DATA SECTION
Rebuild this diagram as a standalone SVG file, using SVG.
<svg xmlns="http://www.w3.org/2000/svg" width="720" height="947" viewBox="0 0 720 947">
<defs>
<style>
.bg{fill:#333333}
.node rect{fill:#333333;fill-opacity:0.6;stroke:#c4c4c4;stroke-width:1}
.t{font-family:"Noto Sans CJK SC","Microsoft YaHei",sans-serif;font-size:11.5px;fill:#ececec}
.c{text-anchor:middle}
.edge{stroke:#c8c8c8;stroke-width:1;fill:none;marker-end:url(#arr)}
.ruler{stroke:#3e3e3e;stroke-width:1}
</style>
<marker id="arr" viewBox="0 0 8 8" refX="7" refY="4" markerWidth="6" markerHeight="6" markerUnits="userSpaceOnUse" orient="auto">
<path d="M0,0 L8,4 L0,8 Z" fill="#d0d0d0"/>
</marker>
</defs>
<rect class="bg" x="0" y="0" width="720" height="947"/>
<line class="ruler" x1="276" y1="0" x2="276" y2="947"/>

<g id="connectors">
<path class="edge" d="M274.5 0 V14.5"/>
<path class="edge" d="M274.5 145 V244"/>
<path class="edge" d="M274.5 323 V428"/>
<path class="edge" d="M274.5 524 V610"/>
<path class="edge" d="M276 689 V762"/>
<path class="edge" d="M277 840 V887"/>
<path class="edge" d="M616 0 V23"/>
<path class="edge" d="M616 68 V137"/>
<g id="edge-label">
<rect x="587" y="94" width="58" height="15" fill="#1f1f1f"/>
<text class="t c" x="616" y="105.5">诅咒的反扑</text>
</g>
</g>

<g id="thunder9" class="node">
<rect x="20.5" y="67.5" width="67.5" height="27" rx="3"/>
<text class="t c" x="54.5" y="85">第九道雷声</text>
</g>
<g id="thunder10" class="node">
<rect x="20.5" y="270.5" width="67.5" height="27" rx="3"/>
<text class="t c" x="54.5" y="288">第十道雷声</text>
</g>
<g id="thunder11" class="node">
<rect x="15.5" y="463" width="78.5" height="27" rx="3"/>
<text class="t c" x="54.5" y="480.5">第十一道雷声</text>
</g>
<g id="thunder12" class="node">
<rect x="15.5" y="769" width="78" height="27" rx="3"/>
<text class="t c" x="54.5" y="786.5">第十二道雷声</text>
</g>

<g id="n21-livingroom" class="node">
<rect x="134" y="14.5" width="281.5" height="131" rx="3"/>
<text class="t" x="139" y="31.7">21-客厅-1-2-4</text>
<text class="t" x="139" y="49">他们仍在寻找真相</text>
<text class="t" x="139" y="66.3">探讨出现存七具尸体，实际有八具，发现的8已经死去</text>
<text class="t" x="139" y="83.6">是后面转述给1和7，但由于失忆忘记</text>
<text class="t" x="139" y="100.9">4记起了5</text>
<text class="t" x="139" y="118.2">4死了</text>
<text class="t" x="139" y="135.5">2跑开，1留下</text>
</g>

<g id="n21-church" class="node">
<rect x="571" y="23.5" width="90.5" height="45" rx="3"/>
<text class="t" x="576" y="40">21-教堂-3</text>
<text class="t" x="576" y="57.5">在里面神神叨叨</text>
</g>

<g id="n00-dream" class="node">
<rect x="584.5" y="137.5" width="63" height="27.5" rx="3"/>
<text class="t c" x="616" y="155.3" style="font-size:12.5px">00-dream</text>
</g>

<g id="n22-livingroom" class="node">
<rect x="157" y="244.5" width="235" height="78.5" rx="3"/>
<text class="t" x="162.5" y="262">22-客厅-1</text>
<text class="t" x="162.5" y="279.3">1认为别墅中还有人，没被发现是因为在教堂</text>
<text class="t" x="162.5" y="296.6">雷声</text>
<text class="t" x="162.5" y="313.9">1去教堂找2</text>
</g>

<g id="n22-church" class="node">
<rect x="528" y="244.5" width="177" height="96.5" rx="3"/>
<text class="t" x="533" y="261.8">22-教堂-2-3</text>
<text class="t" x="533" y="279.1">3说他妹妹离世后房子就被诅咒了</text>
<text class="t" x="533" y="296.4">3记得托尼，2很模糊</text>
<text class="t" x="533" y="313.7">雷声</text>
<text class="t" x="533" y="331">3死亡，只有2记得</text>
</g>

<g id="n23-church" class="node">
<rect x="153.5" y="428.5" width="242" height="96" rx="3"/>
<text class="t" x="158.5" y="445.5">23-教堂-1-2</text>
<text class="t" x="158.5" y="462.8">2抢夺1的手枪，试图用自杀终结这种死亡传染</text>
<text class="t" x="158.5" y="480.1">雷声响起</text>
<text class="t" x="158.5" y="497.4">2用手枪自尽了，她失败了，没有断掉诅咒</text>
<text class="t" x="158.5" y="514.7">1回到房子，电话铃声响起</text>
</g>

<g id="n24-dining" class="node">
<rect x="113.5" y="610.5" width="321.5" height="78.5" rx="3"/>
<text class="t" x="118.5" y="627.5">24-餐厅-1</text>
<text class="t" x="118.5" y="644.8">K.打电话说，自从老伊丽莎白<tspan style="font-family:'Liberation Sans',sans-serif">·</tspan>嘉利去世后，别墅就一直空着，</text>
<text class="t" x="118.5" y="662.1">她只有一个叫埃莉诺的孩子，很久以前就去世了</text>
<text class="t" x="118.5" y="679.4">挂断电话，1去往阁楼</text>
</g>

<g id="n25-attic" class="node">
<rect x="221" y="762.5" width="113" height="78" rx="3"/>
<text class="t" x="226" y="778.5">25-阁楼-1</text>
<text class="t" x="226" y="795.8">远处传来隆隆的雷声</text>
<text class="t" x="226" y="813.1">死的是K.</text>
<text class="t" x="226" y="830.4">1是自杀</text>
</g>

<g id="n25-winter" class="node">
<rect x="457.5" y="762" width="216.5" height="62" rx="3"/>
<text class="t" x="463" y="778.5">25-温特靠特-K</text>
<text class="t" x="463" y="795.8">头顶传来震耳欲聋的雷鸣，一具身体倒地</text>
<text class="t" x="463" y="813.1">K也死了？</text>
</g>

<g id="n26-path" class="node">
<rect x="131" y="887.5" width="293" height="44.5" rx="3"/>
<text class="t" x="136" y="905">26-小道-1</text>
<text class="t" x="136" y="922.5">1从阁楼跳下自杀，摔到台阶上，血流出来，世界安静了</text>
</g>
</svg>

EXERCISE DETAILS
Using the listing above, reproduce each line without omission.

WRITTEN ANSWER
Rebuild this diagram as a standalone SVG file, using SVG.
<svg xmlns="http://www.w3.org/2000/svg" width="720" height="947" viewBox="0 0 720 947">
<defs>
<style>
.bg{fill:#333333}
.node rect{fill:#333333;fill-opacity:0.6;stroke:#c4c4c4;stroke-width:1}
.t{font-family:"Noto Sans CJK SC","Microsoft YaHei",sans-serif;font-size:11.5px;fill:#ececec}
.c{text-anchor:middle}
.edge{stroke:#c8c8c8;stroke-width:1;fill:none;marker-end:url(#arr)}
.ruler{stroke:#3e3e3e;stroke-width:1}
</style>
<marker id="arr" viewBox="0 0 8 8" refX="7" refY="4" markerWidth="6" markerHeight="6" markerUnits="userSpaceOnUse" orient="auto">
<path d="M0,0 L8,4 L0,8 Z" fill="#d0d0d0"/>
</marker>
</defs>
<rect class="bg" x="0" y="0" width="720" height="947"/>
<line class="ruler" x1="276" y1="0" x2="276" y2="947"/>

<g id="connectors">
<path class="edge" d="M274.5 0 V14.5"/>
<path class="edge" d="M274.5 145 V244"/>
<path class="edge" d="M274.5 323 V428"/>
<path class="edge" d="M274.5 524 V610"/>
<path class="edge" d="M276 689 V762"/>
<path class="edge" d="M277 840 V887"/>
<path class="edge" d="M616 0 V23"/>
<path class="edge" d="M616 68 V137"/>
<g id="edge-label">
<rect x="587" y="94" width="58" height="15" fill="#1f1f1f"/>
<text class="t c" x="616" y="105.5">诅咒的反扑</text>
</g>
</g>

<g id="thunder9" class="node">
<rect x="20.5" y="67.5" width="67.5" height="27" rx="3"/>
<text class="t c" x="54.5" y="85">第九道雷声</text>
</g>
<g id="thunder10" class="node">
<rect x="20.5" y="270.5" width="67.5" height="27" rx="3"/>
<text class="t c" x="54.5" y="288">第十道雷声</text>
</g>
<g id="thunder11" class="node">
<rect x="15.5" y="463" width="78.5" height="27" rx="3"/>
<text class="t c" x="54.5" y="480.5">第十一道雷声</text>
</g>
<g id="thunder12" class="node">
<rect x="15.5" y="769" width="78" height="27" rx="3"/>
<text class="t c" x="54.5" y="786.5">第十二道雷声</text>
</g>

<g id="n21-livingroom" class="node">
<rect x="134" y="14.5" width="281.5" height="131" rx="3"/>
<text class="t" x="139" y="31.7">21-客厅-1-2-4</text>
<text class="t" x="139" y="49">他们仍在寻找真相</text>
<text class="t" x="139" y="66.3">探讨出现存七具尸体，实际有八具，发现的8已经死去</text>
<text class="t" x="139" y="83.6">是后面转述给1和7，但由于失忆忘记</text>
<text class="t" x="139" y="100.9">4记起了5</text>
<text class="t" x="139" y="118.2">4死了</text>
<text class="t" x="139" y="135.5">2跑开，1留下</text>
</g>

<g id="n21-church" class="node">
<rect x="571" y="23.5" width="90.5" height="45" rx="3"/>
<text class="t" x="576" y="40">21-教堂-3</text>
<text class="t" x="576" y="57.5">在里面神神叨叨</text>
</g>

<g id="n00-dream" class="node">
<rect x="584.5" y="137.5" width="63" height="27.5" rx="3"/>
<text class="t c" x="616" y="155.3" style="font-size:12.5px">00-dream</text>
</g>

<g id="n22-livingroom" class="node">
<rect x="157" y="244.5" width="235" height="78.5" rx="3"/>
<text class="t" x="162.5" y="262">22-客厅-1</text>
<text class="t" x="162.5" y="279.3">1认为别墅中还有人，没被发现是因为在教堂</text>
<text class="t" x="162.5" y="296.6">雷声</text>
<text class="t" x="162.5" y="313.9">1去教堂找2</text>
</g>

<g id="n22-church" class="node">
<rect x="528" y="244.5" width="177" height="96.5" rx="3"/>
<text class="t" x="533" y="261.8">22-教堂-2-3</text>
<text class="t" x="533" y="279.1">3说他妹妹离世后房子就被诅咒了</text>
<text class="t" x="533" y="296.4">3记得托尼，2很模糊</text>
<text class="t" x="533" y="313.7">雷声</text>
<text class="t" x="533" y="331">3死亡，只有2记得</text>
</g>

<g id="n23-church" class="node">
<rect x="153.5" y="428.5" width="242" height="96" rx="3"/>
<text class="t" x="158.5" y="445.5">23-教堂-1-2</text>
<text class="t" x="158.5" y="462.8">2抢夺1的手枪，试图用自杀终结这种死亡传染</text>
<text class="t" x="158.5" y="480.1">雷声响起</text>
<text class="t" x="158.5" y="497.4">2用手枪自尽了，她失败了，没有断掉诅咒</text>
<text class="t" x="158.5" y="514.7">1回到房子，电话铃声响起</text>
</g>

<g id="n24-dining" class="node">
<rect x="113.5" y="610.5" width="321.5" height="78.5" rx="3"/>
<text class="t" x="118.5" y="627.5">24-餐厅-1</text>
<text class="t" x="118.5" y="644.8">K.打电话说，自从老伊丽莎白<tspan style="font-family:'Liberation Sans',sans-serif">·</tspan>嘉利去世后，别墅就一直空着，</text>
<text class="t" x="118.5" y="662.1">她只有一个叫埃莉诺的孩子，很久以前就去世了</text>
<text class="t" x="118.5" y="679.4">挂断电话，1去往阁楼</text>
</g>

<g id="n25-attic" class="node">
<rect x="221" y="762.5" width="113" height="78" rx="3"/>
<text class="t" x="226" y="778.5">25-阁楼-1</text>
<text class="t" x="226" y="795.8">远处传来隆隆的雷声</text>
<text class="t" x="226" y="813.1">死的是K.</text>
<text class="t" x="226" y="830.4">1是自杀</text>
</g>

<g id="n25-winter" class="node">
<rect x="457.5" y="762" width="216.5" height="62" rx="3"/>
<text class="t" x="463" y="778.5">25-温特靠特-K</text>
<text class="t" x="463" y="795.8">头顶传来震耳欲聋的雷鸣，一具身体倒地</text>
<text class="t" x="463" y="813.1">K也死了？</text>
</g>

<g id="n26-path" class="node">
<rect x="131" y="887.5" width="293" height="44.5" rx="3"/>
<text class="t" x="136" y="905">26-小道-1</text>
<text class="t" x="136" y="922.5">1从阁楼跳下自杀，摔到台阶上，血流出来，世界安静了</text>
</g>
</svg>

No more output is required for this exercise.